■ **Task details**
Write each line of the material exactly as given, from the top through the line that contains "return x / W, 1 - y / H", and omit all pictures.
'''
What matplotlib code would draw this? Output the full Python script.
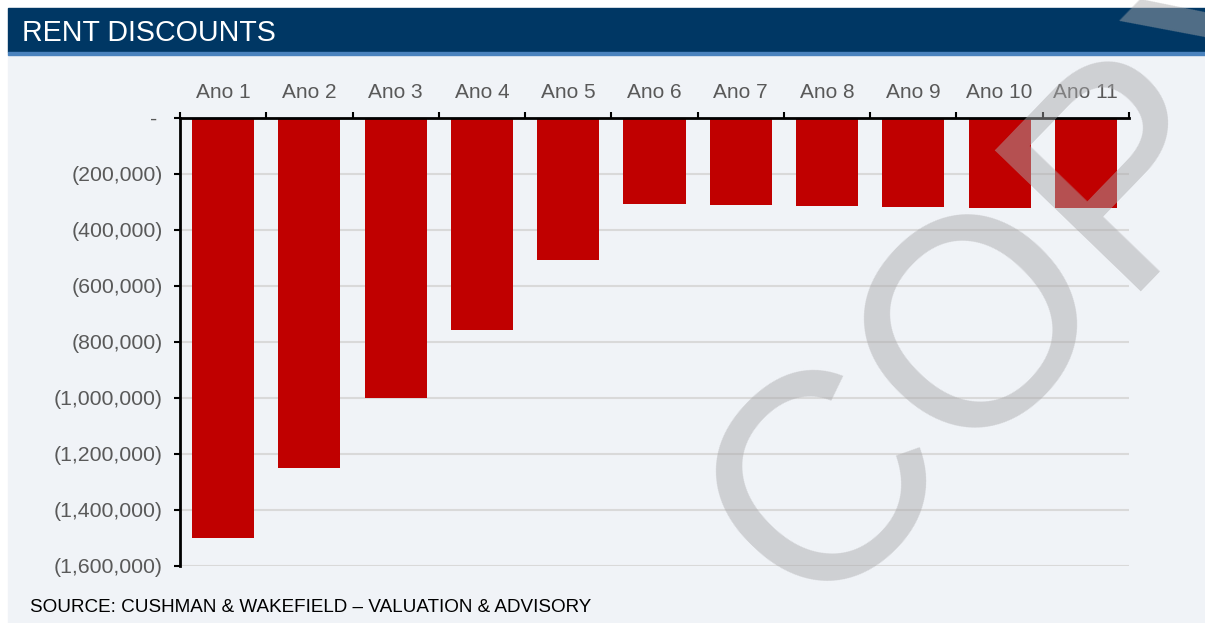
import numpy as np
import matplotlib.pyplot as plt
from matplotlib.patches import Rectangle
from matplotlib.ticker import FuncFormatter, FixedLocator

plt.rcParams['font.family'] = ['Liberation Sans', 'DejaVu Sans']

# rent discounts per lease year
years = ['Ano 1', 'Ano 2', 'Ano 3', 'Ano 4', 'Ano 5', 'Ano 6',
         'Ano 7', 'Ano 8', 'Ano 9', 'Ano 10', 'Ano 11']
discounts = [-1500000, -1250000, -1000000, -758000, -509000, -309000,
             -312000, -315000, -318000, -321000, -324000]
y_ticks = [0, -200000, -400000, -600000, -800000, -1000000,
           -1200000, -1400000, -1600000]

W, H = 1205, 623
fig = plt.figure(figsize=(W / 100, H / 100), dpi=100, facecolor='white')

def px(x, y):
    # pixel position (top-left origin) -> figure fraction
    return x / W, 1 - y / H

# page background, header bar and its thin lower stripe
fig.patches.append(Rectangle(px(8, 623), (W - 8) / W, (623 - 55) / H,
                             transform=fig.transFigure, color='#f0f3f7', zorder=-10))
fig.patches.append(Rectangle(px(8, 52), (W - 8) / W, 44 / H,
                             transform=fig.transFigure, color='#003764', zorder=-9))
fig.patches.append(Rectangle(px(8, 55), (W - 8) / W, 3 / H,
                             transform=fig.transFigure, color='#4a82bd', zorder=-9))
fig.text(*px(22, 33), 'RENT DISCOUNTS', color='white', fontsize=20.6,
         ha='left', va='center')

left, right, top, bottom = 180, 1129, 117.7, 565.7
ax = fig.add_axes([left / W, 1 - bottom / H, (right - left) / W, (bottom - top) / H])
ax.set_facecolor('none')

x = np.arange(len(years))
ax.bar(x, discounts, width=0.72, color='#c00000', zorder=3)

ax.set_xlim(-0.5, len(years) - 0.5)
ax.set_ylim(-1600000, 0)

ax.yaxis.set_major_locator(FixedLocator(y_ticks))
ax.yaxis.set_major_formatter(FuncFormatter(
    lambda v, pos: '- ' if v == 0 else f'({abs(v):,.0f})'))
ax.grid(axis='y', color='#d9d9d9', linewidth=1.5, zorder=0)
ax.set_axisbelow(True)

ax.xaxis.tick_top()
ax.set_xticks(x)
ax.set_xticklabels(years)
ax.set_xticks(np.arange(-0.5, len(years)), minor=True)
ax.tick_params(axis='x', which='major', length=0, pad=11.5, labelsize=15, labelcolor='#595959')
ax.tick_params(axis='x', which='minor', length=4.5, width=1.5, color='black', direction='out')
ax.tick_params(axis='y', length=4.5, width=1.5, color='black', pad=8,
               labelsize=15.3, labelcolor='#595959')

for side in ['right', 'bottom']:
    ax.spines[side].set_visible(False)
ax.spines['top'].set_linewidth(2)
ax.spines['left'].set_linewidth(2)
ax.spines['top'].set_zorder(4)

fig.text(*px(30, 607), 'SOURCE: CUSHMAN & WAKEFIELD \u2013 VALUATION & ADVISORY',
         color='black', fontsize=13.6, ha='left', va='center')

# diagonal watermark across the chart
fig.text(*px(1048, 262), 'COPY', fontsize=213, color='#aaaaac', alpha=0.48,
         rotation=46, rotation_mode='anchor', ha='center', va='center', zorder=20)

fig.savefig('out.png', dpi=100, facecolor=fig.get_facecolor())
'''
■ **Full answer**
What matplotlib code would draw this? Output the full Python script.
import numpy as np
import matplotlib.pyplot as plt
from matplotlib.patches import Rectangle
from matplotlib.ticker import FuncFormatter, FixedLocator

plt.rcParams['font.family'] = ['Liberation Sans', 'DejaVu Sans']

# rent discounts per lease year
years = ['Ano 1', 'Ano 2', 'Ano 3', 'Ano 4', 'Ano 5', 'Ano 6',
         'Ano 7', 'Ano 8', 'Ano 9', 'Ano 10', 'Ano 11']
discounts = [-1500000, -1250000, -1000000, -758000, -509000, -309000,
             -312000, -315000, -318000, -321000, -324000]
y_ticks = [0, -200000, -400000, -600000, -800000, -1000000,
           -1200000, -1400000, -1600000]

W, H = 1205, 623
fig = plt.figure(figsize=(W / 100, H / 100), dpi=100, facecolor='white')

def px(x, y):
    # pixel position (top-left origin) -> figure fraction
    return x / W, 1 - y / H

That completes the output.